Photo for representation

Isn’t a quick glance at all the events listed above enough to suggest organised and systematic victimisation of Saderla? A vendetta against him for standing up against a powerful lobby? The young academic himself has maintained a dignified restraint in the media.

Well, the outrageous developments aren’t lost on the dispassionate observer. Civil society groups have now stepped in and a number of voices within the campus are now openly backing Saderla, despite being targeted for it.

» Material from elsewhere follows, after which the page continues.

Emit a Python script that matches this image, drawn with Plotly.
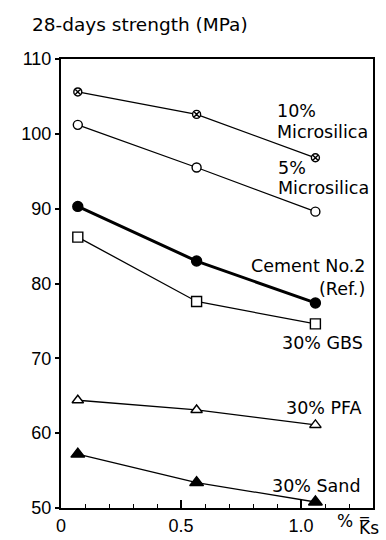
import plotly.graph_objects as go

x_ks = [0.07, 0.565, 1.06]
micro10 = [105.6, 102.6, 96.8]
micro5 = [101.2, 95.5, 89.6]
cement = [90.3, 83.0, 77.4]
gbs = [86.2, 77.6, 74.6]
pfa = [64.4, 63.1, 61.1]
sand = [57.2, 53.4, 50.8]

TICKFONT = "Liberation Sans Narrow, Liberation Sans, sans-serif"
TXT = "DejaVu Sans, sans-serif"

# name, values, symbol, size, fill, line width
series = [
    ("10% Microsilica", micro10, "circle-x", 8, "white", 1.3),
    ("5% Microsilica", micro5, "circle", 9, "white", 1.3),
    ("Cement No.2 (Ref.)", cement, "circle", 10, "black", 3),
    ("30% GBS", gbs, "square", 10, "white", 1.3),
    ("30% PFA", pfa, "triangle-up", 10, "white", 1.3),
    ("30% Sand", sand, "triangle-up", 12, "black", 1.3),
]

fig = go.Figure()
for name, ys, sym, sz, fill, lw in series:
    fig.add_trace(go.Scatter(
        x=x_ks, y=ys, mode="lines+markers", name=name,
        line=dict(color="black", width=lw),
        marker=dict(symbol=sym, size=sz, color=fill,
                    line=dict(color="black", width=1.4)),
        showlegend=False,
    ))

# curve labels (data coordinates)
labels = [
    ("10%", 0.893, 103.0, "left"),
    ("Microsilica", 0.893, 100.3, "left"),
    ("5%", 0.895, 95.4, "left"),
    ("Microsilica", 0.895, 92.8, "left"),
    ("Cement No.2", 1.278, 82.4, "right"),
    ("(Ref.)", 1.274, 79.2, "right"),
    ("30% GBS", 1.267, 72.0, "right"),
    ("30% PFA", 1.26, 63.3, "right"),
    ("30% Sand", 1.257, 53.0, "right"),
]
for t, ax_, ay_, xa in labels:
    fig.add_annotation(x=ax_, y=ay_, xref="x", yref="y", text=t, showarrow=False,
                       xanchor=xa, yanchor="middle", font=dict(family=TXT, size=17.5, color="black"))

# y-axis title at top left
fig.add_annotation(x=-0.0995, y=1.077, xref="paper", yref="paper", text="28-days strength (MPa)",
                   showarrow=False, xanchor="left", yanchor="middle",
                   font=dict(family=TXT, size=18.5, color="black"))
# x-axis title at bottom right
fig.add_annotation(x=0.879, y=-0.029, xref="paper", yref="paper", text="%",
                   showarrow=False, xanchor="left", yanchor="middle",
                   font=dict(family=TXT, size=17, color="black"))
fig.add_annotation(x=0.948, y=-0.0705, xref="paper", yref="paper", text="K\u033fs",
                   showarrow=False, xanchor="left", yanchor="bottom",
                   font=dict(family=TXT, size=17, color="black"))

fig.update_xaxes(range=[0, 1.3], tickvals=[0, 0.5, 1.0], ticktext=["0", "0.5", "1.0"],
                 ticks="inside", ticklen=8, tickwidth=1.5, tickcolor="black",
                 minor=dict(dtick=0.1, tick0=0, ticks="inside", ticklen=4, tickcolor="black", tickwidth=1.2),
                 showline=True, linecolor="black", linewidth=2, mirror=True,
                 showgrid=False, zeroline=False, automargin=False,
                 tickfont=dict(family=TICKFONT, size=18, color="black"))
fig.update_yaxes(range=[50, 110], dtick=10, tick0=50,
                 ticks="outside", ticklen=4, tickwidth=1.5, tickcolor="black",
                 showline=True, linecolor="black", linewidth=2, mirror=True,
                 showgrid=False, zeroline=False, automargin=False,
                 tickfont=dict(family=TICKFONT, size=18, color="black"))

fig.update_layout(width=386, height=540, plot_bgcolor="white", paper_bgcolor="white",
                  margin=dict(l=61, r=13, t=59, b=32))
fig.write_html("out.html", config={"displayModeBar": False},
               post_script="document.body.style.margin='0';")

Among others, a civil group led by an alumnus of the institute, Dheeraj Kumar, contacted IIT-K director Karandikar last week and posed several questions that we are sure are looming on the readers’ minds too:

  • Why did Karandikar not file FIR against the accused as per NCSC orders?
  • Why did he accept an anonymous complaint in a sub-judice matter just a day before the BoG meeting?
  • Why did the BoG ignore violations under the SC/ST act?
  • Why did the BoG reverse its decision and dilute the punishment decided for the erring professors?
  • Why should not the PhD thesis of all 400 faculty be screened for plagiarism to be fair to all?

This correspondent tried to contact Karandikar but he remained unavailable (We will update the report once he responds). As per an email by Dheeraj Kumar, Karandikar has assured that he would use the special powers vested with him under Section 13 to overrule Senate's recommendations.

All eyes are now on the April 9 meeting of the BoG.

However, even if the Board gives a decision favourable to Saderla, which by all means it must, the matter, clearly, doesn’t end here.

Will Saderla’s tormentors be brought to task?